Es scheint sogar, dass beim ambitionierten Effekte layoutieren einige Details der Geschichte vergessen wurden, die dann flugs beim Dreh improvisiert werden mussten. So wird dem Milchbubi David Kross (ein recht farbloser Krabat) mitten im Film ein Pornoschnurres unter die Nase geklebt, um das schnelle Altern auf der Teufelsmühle zu symbolisieren. Dass er damit allerdings kein Jahr älter aussieht, sondern einfach nur um Welten doofer, nun ja, ein Kollateralschaden des Unverstands. Und der notorische Otto Sander aus dem Off als Erzähler von Belanglosigkeiten hilft der Geschichte schon mal gar nicht weiter.

Der Rest des Cast kann da nicht auch mehr viel helfen. Der glorreiche Daniel Brühl (Tonda, Krabats bester Freund) wirkt wie sediert. Ihm ist wohl auf dem Set erst bewusst geworden ist, in was er da rein geraten ist. Stadlober, auch einer von den Guten, kann sich in seiner Rolle als fieser Mitgesell nicht weiter profilieren, für starke Charaktere ist diese Filmposse nicht ausgelegt. Seine Präsenz ist aber immerhin imposant genug, ihn als neuen D'Artagnan zu empfehlen: sein Lyschko lässt den Michael York aus dem Jahr 1973 schlicht blass aussehen.

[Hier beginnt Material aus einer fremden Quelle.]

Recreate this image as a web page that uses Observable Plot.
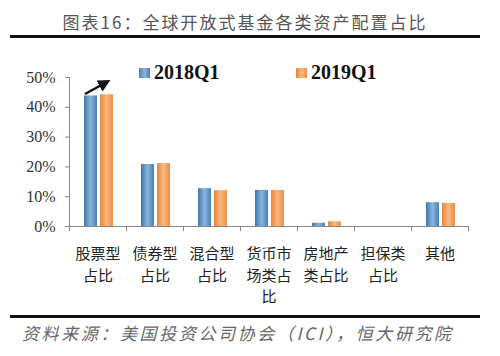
<!DOCTYPE html>
<html><head><meta charset="utf-8">
<script src="https://cdn.jsdelivr.net/npm/d3@7"></script>
<script src="https://cdn.jsdelivr.net/npm/@observablehq/plot@0.6"></script>
<style>
body{margin:0;background:#fff;}
#wrap{position:relative;width:500px;height:356px;overflow:hidden;background:#fff;}
#wrap svg.plot{position:absolute;left:0;top:0;}
.title{position:absolute;left:0;width:490px;top:9px;text-align:center;font-family:"Noto Sans CJK SC",sans-serif;font-size:17px;letter-spacing:2px;color:#555;}
.hr{position:absolute;left:10px;width:470px;height:3px;background:#111;}
.foot{position:absolute;left:22px;top:320px;font-family:"Noto Sans CJK SC",sans-serif;font-size:17px;font-style:italic;letter-spacing:2.6px;color:#666;white-space:nowrap;}
.leg{position:absolute;top:61px;font-family:"Liberation Serif",serif;font-weight:bold;font-size:20px;color:#111;display:flex;align-items:center;}
.leg i{display:inline-block;width:11px;height:10px;margin-right:4px;}
#arrow{position:absolute;left:0;top:0;}
</style></head>
<body><div id="wrap"></div>
<script>
const categories = ["股票型\n占比","债券型\n占比","混合型\n占比","货币市\n场类占\n比","房地产\n类占比","担保类\n占比","其他"];
const series = ["2018Q1","2019Q1"];
const values2018 = [43.8, 20.8, 12.7, 12.1, 1.1, 0, 8.0];
const values2019 = [44.2, 21.1, 12.0, 12.1, 1.6, 0, 7.7];
const yTicks = [0,10,20,30,40,50];

const rows = [];
categories.forEach((c,i)=>{
  rows.push({cat:c, s:series[0], v:values2018[i]});
  rows.push({cat:c, s:series[1], v:values2019[i]});
});

const chart = Plot.plot({
  width: 500, height: 356,
  marginLeft: 69, marginRight: 32, marginTop: 77, marginBottom: 130,
  style: {fontFamily: "Liberation Serif, serif", fontSize: "16px", color: "#333", background: "transparent"},
  x: {domain: categories, padding: 0, label: null},
  y: {domain: [0,50], ticks: yTicks, label: null},
  marks: [
    Plot.axisY({ticks: yTicks, tickFormat: d => d + "%", tickSize: 4, tickPadding: 10, stroke: "#888", fill: "#333", fontSize: 16, label: null}),
    Plot.ruleX([categories[0]], {dx: -28.5, y1: 0, y2: 50, stroke: "#888"}),
    Plot.barY(rows.filter(d=>d.s===series[0]), {x:"cat", y:"v", fill:"url(#gBlue)", insetLeft:15, insetRight:29}),
    Plot.barY(rows.filter(d=>d.s===series[1]), {x:"cat", y:"v", fill:"url(#gOrange)", insetLeft:31, insetRight:13}),
    Plot.ruleY([0], {stroke: "#888"}),
    Plot.ruleX(categories, {x: d => d, dx: -28.5, y1: 0, y2: -1.7, stroke: "#888"}),
    Plot.ruleX([categories[categories.length-1]], {x: d => d, dx: 28.5, y1: 0, y2: -1.7, stroke: "#888"}),
    Plot.axisX({tickSize: 0, tickPadding: 17, lineHeight: 1.45, fontSize: 15, fontFamily: "Noto Sans CJK SC, sans-serif", fill: "#222", label: null})
  ]
});
chart.classList.add("plot");
const ns = "http://www.w3.org/2000/svg";
const defs = document.createElementNS(ns, "defs");
defs.innerHTML = `
<linearGradient id="gBlue" x1="0" x2="1" y1="0" y2="0">
 <stop offset="0" stop-color="#3f78ab"/><stop offset="0.5" stop-color="#86b6dc"/><stop offset="1" stop-color="#4a80b3"/>
</linearGradient>
<linearGradient id="gOrange" x1="0" x2="1" y1="0" y2="0">
 <stop offset="0" stop-color="#e8853c"/><stop offset="0.5" stop-color="#fbb87e"/><stop offset="1" stop-color="#ed8e46"/>
</linearGradient>`;
chart.insertBefore(defs, chart.firstChild);

const wrap = document.getElementById("wrap");
wrap.appendChild(chart);
wrap.insertAdjacentHTML("beforeend", `
<div class="title">图表16：全球开放式基金各类资产配置占比</div>
<div class="hr" style="top:35px"></div>
<div class="leg" style="left:139px"><i style="background:linear-gradient(90deg,#4a80b3,#86b6dc,#4a80b3)"></i>${series[0]}</div>
<div class="leg" style="left:296px"><i style="background:linear-gradient(90deg,#e8853c,#fbb87e,#ed8e46)"></i>${series[1]}</div>
<svg id="arrow" width="500" height="356"><defs><marker id="ah" viewBox="0 0 10 10" refX="5" refY="5" markerWidth="5" markerHeight="5" orient="auto"><path d="M0,0L10,5L0,10z" fill="#111"/></marker></defs>
<line x1="85" y1="94" x2="105" y2="83" stroke="#111" stroke-width="2.5" marker-end="url(#ah)"/></svg>
<div class="hr" style="top:315px"></div>
<div class="foot">资料来源：美国投资公司协会（ICI），恒大研究院</div>
`);
</script></body></html>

Das war's auch schon. Den Beteiligten mag es vielleicht ein wohliges Gefühl bescheren, mal so richtig schön Kino gespielt zu haben. Der Film selbst bleibt ein großes Nichts. Noch nicht mal ein unterhaltsames Nichts, wie es die großen Brüder und Schwestern aus Übersee hinzukriegen vermögen. Aber wenigstens sind die Medien-Menschen von der Straße. Filmförderung, das bessere Hartz IV. Bleibt nur die Frage, warum man sich mit so nichtigen Mitteln nicht eine weniger anspruchsvolle Vorlage gesucht hat. Nächstes mal dann doch vielleicht lieber BIBI BLOCKSBERG UND DER DURCHGEDREHTE RASENMÄHER? Das überfordert dann auch die Filmbewertungsstelle Wiesbaden nicht.